Elasticsearch 深入3

zoukankan html css js c++ java

Elasticsearch 深入3

分词器的内部组成到底是什么，以及内置分词器的介绍

1、什么是分词器

切分词语，normalization（提升recall召回率）

给你一段句子，然后将这段句子拆分成一个一个的单个的单词，同时对每个单词进行normalization（时态转换，单复数转换），分词器
recall，召回率：搜索的时候，增加能够搜索到的结果的数量

character filter：在一段文本进行分词之前，先进行预处理，比如说最常见的就是，过滤html标签（<span>hello<span> --> hello），& --> and（I&you --> I and you）
tokenizer：分词，hello you and me --> hello, you, and, me
token filter：lowercase，stop word，synonymom，dogs --> dog，liked --> like，Tom --> tom，a/the/an --> 干掉，mother --> mom，small --> little

一个分词器，很重要，将一段文本进行各种处理，最后处理好的结果才会拿去建立倒排索引

2、内置分词器的介绍

Set the shape to semi-transparent by calling set_trans(5)

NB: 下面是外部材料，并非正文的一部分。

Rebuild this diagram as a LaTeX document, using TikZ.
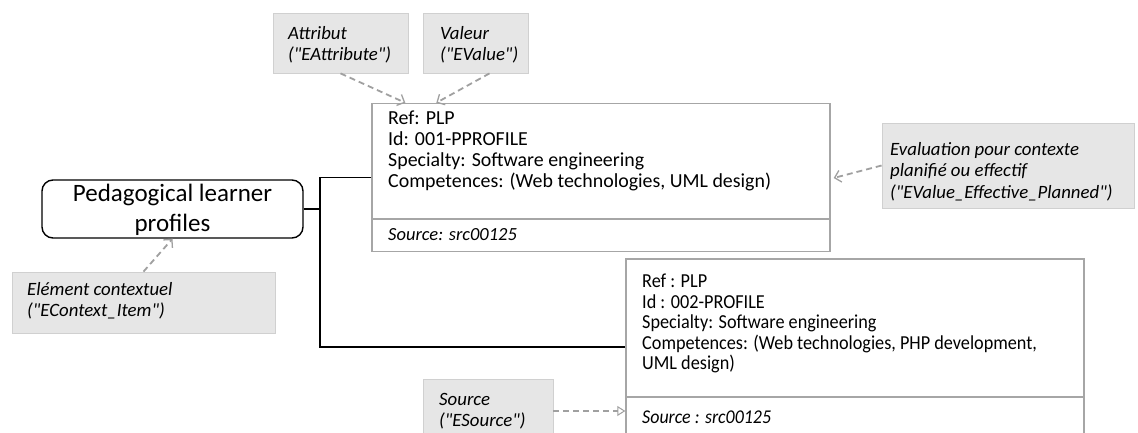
\documentclass[tikz,border=0pt]{standalone}
\usepackage{fontspec}
\setmainfont{Carlito}
\newfontfamily\condfont[FakeStretch=0.92]{Carlito}
\usetikzlibrary{arrows.meta,calc}
\definecolor{boxgray}{HTML}{A6A6A6}
\definecolor{notefill}{HTML}{E6E6E6}
\definecolor{noteline}{HTML}{D0D0D0}
\definecolor{arrowgray}{HTML}{A0A0A0}
\newcommand{\dq}{\textquotedbl}
\tikzset{
  recbox/.style={draw=boxgray, line width=1.4pt, fill=white, inner sep=0pt},
  notebox/.style={draw=noteline, fill=notefill, line width=0.8pt, inner sep=0pt},
  bodytext/.style={anchor=north west, inner sep=0pt, align=left, font=\fontsize{19.9}{21}\selectfont},
  condtext/.style={anchor=north west, inner sep=0pt, align=left, font=\condfont\fontsize{19.8}{20.5}\selectfont},
  notetext/.style={anchor=north west, inner sep=0pt, align=left, font=\fontsize{18.8}{21.5}\selectfont\itshape},
  link/.style={draw=black, line width=1.1pt},
  dasharrow/.style={draw=arrowgray, line width=1.8pt, dash pattern=on 6pt off 4pt, -{Straight Barb[length=6pt,width=12pt,line width=1.3pt]}},
  triarrow/.style={draw=arrowgray, line width=1.8pt, dash pattern=on 6pt off 4pt, -{Triangle[open,length=8pt,width=10pt,line width=1pt]}}
}
\begin{document}
\begin{tikzpicture}[x=1pt,y=-1pt]
\useasboundingbox (0,0) rectangle (1138,433);
\clip (0,0) rectangle (1138,433);
\fill[white] (0,0) rectangle (1138,433);

% main rounded node
\node[draw=black, line width=1.4pt, rounded corners=11pt, minimum width=261pt, minimum height=58pt, inner sep=0pt] (plp) at (172.5,209) {};
\node[inner sep=0pt, align=center, font=\fontsize{25}{30}\selectfont, anchor=north] (plpt) at (172.5,184) {Pedagogical learner\\profiles};

% box 1
\node[recbox, minimum width=458pt, minimum height=148pt] (b1) at (601,177.5) {};
\draw[draw=boxgray, line width=1.2pt] (b1.west |- 0,219) coordinate (d1l) -- (b1.east |- 0,219) coordinate (d1r);
\node[bodytext] (b1t) at (388,111) {Ref: PLP\\Id: 001-PPROFILE\\Specialty: Software engineering\\Competences: (Web technologies, UML design)};
\node[anchor=base west, inner sep=0pt, font=\fontsize{18.5}{21}\selectfont\itshape] (b1s) at (388,240) {Source: src00125};

% box 2
\node[recbox, minimum width=458pt, minimum height=190pt] (b2) at (855,354) {};
\draw[draw=boxgray, line width=1.2pt] (b2.west |- 0,397) coordinate (d2l) -- (b2.east |- 0,397) coordinate (d2r);
\node[condtext] (b2t) at (642,274) {Ref : PLP\\Id : 002-PROFILE\\Specialty: Software engineering\\Competences: (Web technologies, PHP development,\\UML design)};
\node[anchor=base west, inner sep=0pt, font=\condfont\fontsize{19.5}{21}\selectfont\itshape] (b2s) at (642,423) {Source : src00125};

% connectors
\coordinate (jtop) at (b1.west -| 320,0);
\coordinate (jbot) at (320,347);
\draw[link] (b1.west) -- (jtop) -- (jbot) -- (jbot -| b2.west);
\draw[link] (plp.east) -- (plp.east -| jtop);

% note boxes
\node[notebox, minimum width=135pt, minimum height=60pt] (attr) at (340.5,43) {};
\node[notetext] (attrt) at (288,26) {Attribut\\(\dq EAttribute\dq)};
\node[notebox, minimum width=105pt, minimum height=60pt] (val) at (475.5,43) {};
\node[notetext] (valt) at (440,26) {Valeur\\(\dq EValue\dq)};
\node[notebox, minimum width=252pt, minimum height=85pt] (eval) at (1008,165.5) {};
\node[notetext] (evalt) at (890,142) {Evaluation pour contexte\\planifié ou effectif\\(\dq EValue\_Effective\_Planned\dq)};
\node[notebox, minimum width=263pt, minimum height=61pt] (elem) at (143.5,302.5) {};
\node[notetext] (elemt) at (27,282) {Elément contextuel\\(\dq EContext\_Item\dq)};
\node[notebox, minimum width=130pt, minimum height=70pt] (src) at (488,414) {};
\node[notetext] (srct) at (439,393) {Source\\(\dq ESource\dq)};

% dashed arrows
\coordinate (a1e) at ($(b1.north west)+(34,0)$);
\coordinate (a2s) at ($(val.south)+(14,0)$);
\coordinate (a2e) at ($(b1.north west)+(65,0)$);
\coordinate (a3e) at ($(b1.east)+(3,0.5)$);
\coordinate (a5s) at (553,411);
\draw[dasharrow] (attr.south) -- (a1e);
\draw[dasharrow] (a2s) -- (a2e);
\draw[dasharrow] (eval.west) -- (a3e);
\draw[dasharrow] (elem.north) -- (plp.south);
\draw[triarrow] (a5s) -- (a5s -| b2.west);
\end{tikzpicture}
\end{document}
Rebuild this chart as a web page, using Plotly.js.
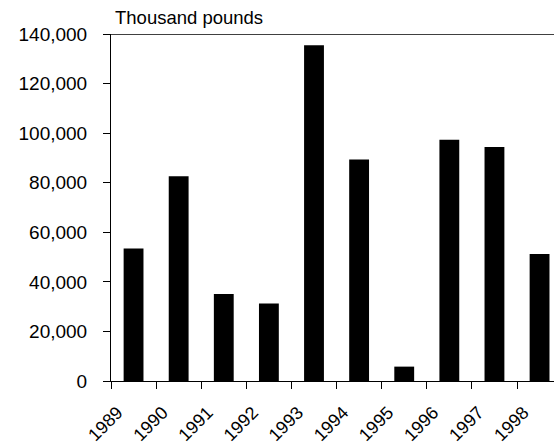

standard analyzer：set, the, shape, to, semi, transparent, by, calling, set_trans, 5（默认的是standard）大小写转换括号去除等等
simple analyzer：set, the, shape, to, semi, transparent, by, calling, set, trans
whitespace analyzer：Set, the, shape, to, semi-transparent, by, calling, set_trans(5)
language analyzer（特定的语言的分词器，比如说，english，英语分词器）：set, shape, semi, transpar, call, set_tran, 5

_query string的分词以及mapping引入案例遗留问题的大揭秘

1、query string分词

query string必须以和index建立时相同的analyzer进行分词
query string对exact value和full text的区别对待

date：exact value
_all：full text

比如我们有一个document，其中有一个field，包含的value是：hello you and me，建立倒排索引
我们要搜索这个document对应的index，搜索文本是hell me，这个搜索文本就是query string
query string，默认情况下，es会使用它对应的field建立倒排索引时相同的分词器去进行分词，分词和normalization，只有这样，才能实现正确的搜索

我们建立倒排索引的时候，将dogs --> dog，结果你搜索的时候，还是一个dogs，那不就搜索不到了吗？所以搜索的时候，那个dogs也必须变成dog才行。才能搜索到。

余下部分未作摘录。